Looked a lot like this, only MORE!

After a time though, housemates began to get restless. There was a toiletpaper war going on in the background, it was ruthless and its’ raw and unpleasant emotion seeped into the peaceful world of our tea shelf. Bags of one flavour would be exchanged for bags in another box, prompting hateful responses and a series of very grumpy mornings. Lives were lost, cups of tea wasted like yesterday’s newspaper, but in the end there was peace. I personally blame the vile revolting person who invented Blueberry Tea. It’s all his fault.

But there was peace in our house, there was peace in our lives, and University was survived thanks to the help of many cups of joy from that wall of tea.

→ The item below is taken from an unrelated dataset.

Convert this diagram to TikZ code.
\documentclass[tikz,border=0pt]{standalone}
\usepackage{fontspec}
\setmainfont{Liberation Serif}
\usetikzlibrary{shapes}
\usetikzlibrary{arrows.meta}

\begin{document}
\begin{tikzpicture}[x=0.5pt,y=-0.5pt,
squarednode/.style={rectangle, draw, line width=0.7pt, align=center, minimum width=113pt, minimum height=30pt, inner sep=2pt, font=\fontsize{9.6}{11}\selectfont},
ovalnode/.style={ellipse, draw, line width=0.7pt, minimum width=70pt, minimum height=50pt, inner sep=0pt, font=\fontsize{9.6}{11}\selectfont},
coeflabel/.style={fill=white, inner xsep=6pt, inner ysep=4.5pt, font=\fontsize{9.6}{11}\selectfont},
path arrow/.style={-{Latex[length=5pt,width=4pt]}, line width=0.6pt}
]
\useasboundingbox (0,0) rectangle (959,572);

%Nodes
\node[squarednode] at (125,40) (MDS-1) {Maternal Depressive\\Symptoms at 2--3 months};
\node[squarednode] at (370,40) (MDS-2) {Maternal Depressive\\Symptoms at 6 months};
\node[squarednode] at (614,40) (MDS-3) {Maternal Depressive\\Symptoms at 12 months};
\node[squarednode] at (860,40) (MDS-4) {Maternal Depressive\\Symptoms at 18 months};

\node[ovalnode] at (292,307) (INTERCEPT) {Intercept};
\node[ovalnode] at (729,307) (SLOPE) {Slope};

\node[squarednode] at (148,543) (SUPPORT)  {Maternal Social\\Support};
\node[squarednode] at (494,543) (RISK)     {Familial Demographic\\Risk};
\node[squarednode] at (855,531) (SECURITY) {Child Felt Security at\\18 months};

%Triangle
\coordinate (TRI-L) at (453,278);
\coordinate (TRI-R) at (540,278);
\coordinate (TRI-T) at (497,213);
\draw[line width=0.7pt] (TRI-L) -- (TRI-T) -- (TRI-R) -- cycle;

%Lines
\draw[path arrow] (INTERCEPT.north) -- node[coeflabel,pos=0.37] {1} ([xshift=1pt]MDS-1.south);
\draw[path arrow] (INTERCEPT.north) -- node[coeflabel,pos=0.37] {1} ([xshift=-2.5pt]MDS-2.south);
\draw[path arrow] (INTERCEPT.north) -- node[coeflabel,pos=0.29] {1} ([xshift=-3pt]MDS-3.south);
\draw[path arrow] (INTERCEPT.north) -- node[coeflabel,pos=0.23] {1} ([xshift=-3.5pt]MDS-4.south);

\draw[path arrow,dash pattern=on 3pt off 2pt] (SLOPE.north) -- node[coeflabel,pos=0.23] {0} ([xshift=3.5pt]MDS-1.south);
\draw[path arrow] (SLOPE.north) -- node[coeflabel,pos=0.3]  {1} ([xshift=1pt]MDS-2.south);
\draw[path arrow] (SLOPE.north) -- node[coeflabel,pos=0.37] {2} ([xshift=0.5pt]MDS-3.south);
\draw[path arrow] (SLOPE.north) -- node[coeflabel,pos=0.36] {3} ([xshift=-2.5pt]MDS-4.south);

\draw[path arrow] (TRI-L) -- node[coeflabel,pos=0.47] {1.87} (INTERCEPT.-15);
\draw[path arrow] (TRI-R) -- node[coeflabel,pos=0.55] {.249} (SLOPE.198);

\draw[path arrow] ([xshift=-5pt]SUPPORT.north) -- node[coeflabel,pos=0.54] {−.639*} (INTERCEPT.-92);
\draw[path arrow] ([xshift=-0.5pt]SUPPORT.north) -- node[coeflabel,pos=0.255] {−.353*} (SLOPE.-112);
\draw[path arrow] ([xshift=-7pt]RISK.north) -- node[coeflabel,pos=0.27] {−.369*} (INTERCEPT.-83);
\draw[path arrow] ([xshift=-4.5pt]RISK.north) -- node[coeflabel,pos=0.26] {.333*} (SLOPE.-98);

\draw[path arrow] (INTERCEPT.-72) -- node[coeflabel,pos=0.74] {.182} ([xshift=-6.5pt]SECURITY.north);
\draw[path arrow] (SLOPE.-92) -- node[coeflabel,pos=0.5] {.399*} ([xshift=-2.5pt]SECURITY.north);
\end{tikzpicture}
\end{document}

Whether it was there for us first thing on any average morning, next to us in the middle of the night with a bazillion-page paper to do, or even just between our hands while chatting with good people over a table, Tea was there warming our insides for us, filling us with the caffeine we needed to get through another day.

I will always remember those days with a painful fondness, likely prompting another cup all the while evoking memories of a simpler time.